Yay, the sun has moved into Taurus, my sign. And the moon is in Sagittarius, my rising sign. I have my energy and determination back!
I can hardly type though, because my fingers are so sore from working in the library basement today. An hour and forty-five minutes of moving hardbound books. One of the other volunteers knelt almost the whole time, as we handed her books. I couldn’t kneel on a cement floor at all, let alone for so long!
“Oh, I don’t maaand,” she cheerfully said in her Texas drawl, “I love to garden. I’m used to kneeling . . . there’s nothing more relaxing than weeding a flowerbed!”
I enjoyed my time in the muggy basement, being part of a team: two men, three women, all late middle age or more. We were like a fire brigade passing books down the line; like mules when we all pushed the emptied shelves to make more space.

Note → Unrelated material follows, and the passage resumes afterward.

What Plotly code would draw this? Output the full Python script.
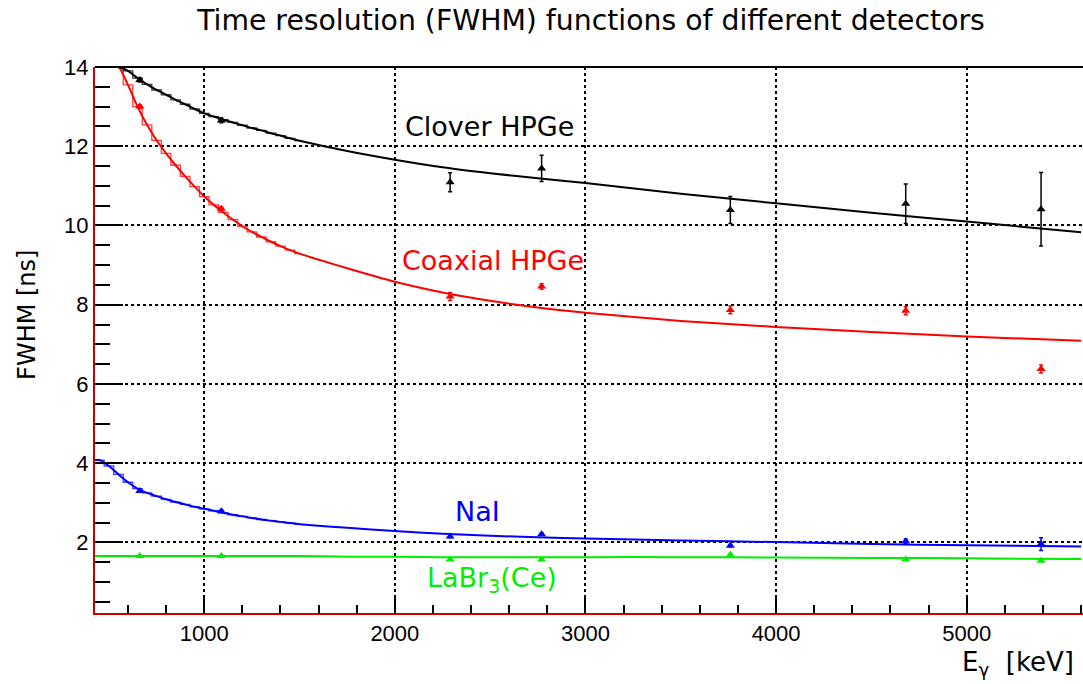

My glasses kept slipping down my nose, because I was so sweaty, so I just left them on a shelf while I worked. “Ahh’ve worn glasses since Ah was six years old,” she said, “Ah could be pretty or see, and Ah chose to see.”
I’d left my water bottle in John’s car when he dropped me off to pick up mine. I wondered how dehydrated I could get before I passed out. Of course I didn’t. I chatted and moved books then went to the market where I bought a packet of Juicy Fruit gum.
Remember 5 cent packs of gum? They are long gone. The box I bought, larger than a credit card but pretty much the same shape, holds fifteen sticks, three abreast, nestled as if in a coffin. The lid is a complicated contraption that requires manual dexterity to get it closed. I chew a piece and am transported back to the Bay Theater in Pacific Palisades, 1965. Under the theater seats were wads of gum. I of course, put my used gum back in its wrapper and tucked it into my purse.
My car CD player will not release three library CDs. This has happened before and Vernessa at Coarsegold Car Care dug around and got them out. This time the repair shop says it will cost $500 to replace; and if they just remove it, take it apart to get the CDs out, that will ruin the radio. Plus, you have to remove the entire shift console. John says if he gets an owner’s manual, he can do it. But I’m hoping that when Mercury moves out of retrograde on the 23rd, the CDs will decide to come out. I want to try unhooking the battery to see if the little computer in there can reboot.
I decided I’m going to finish my memoir, “Gowland Girl – a memoir in prose, poems and photographs” this year. Time is a wastin’. Going through my office I’ve found two previous attempts, two different versions of poems and photos. So I’ll cull from those, and see what I’ve got.
I’ve volunteered to contact classmates about a 45th reunion next year. So far the other two friends, on this ad hoc committee we’ve created, have gotten mostly “yes” responses to the people they’ve contacted. I love my school friends and would like to see them all once a year! So it will be fun to look forward to. Plus two of my very best friends did not attend the fortieth.
Tomorrow is the fifth of six meetings of my Club Ed Class. I believe five or six wish to continue and seem amenable to a poetry workshop. I want to make a flyer, or form for them to fill out and call it, “Adventures in Poetry: exploring and being inspired by poets, poetic forms and styles” but that’s cumbersome. I’ll work on it after I walk Walter. Who, by the way peed on the floor in the daytime, today. John said he’s at his wit’s end. I’ve tied W. out on the shady, grassy side of the house and he seems pretty content. He freaks out in his old patio, though, now that it’s full of furniture.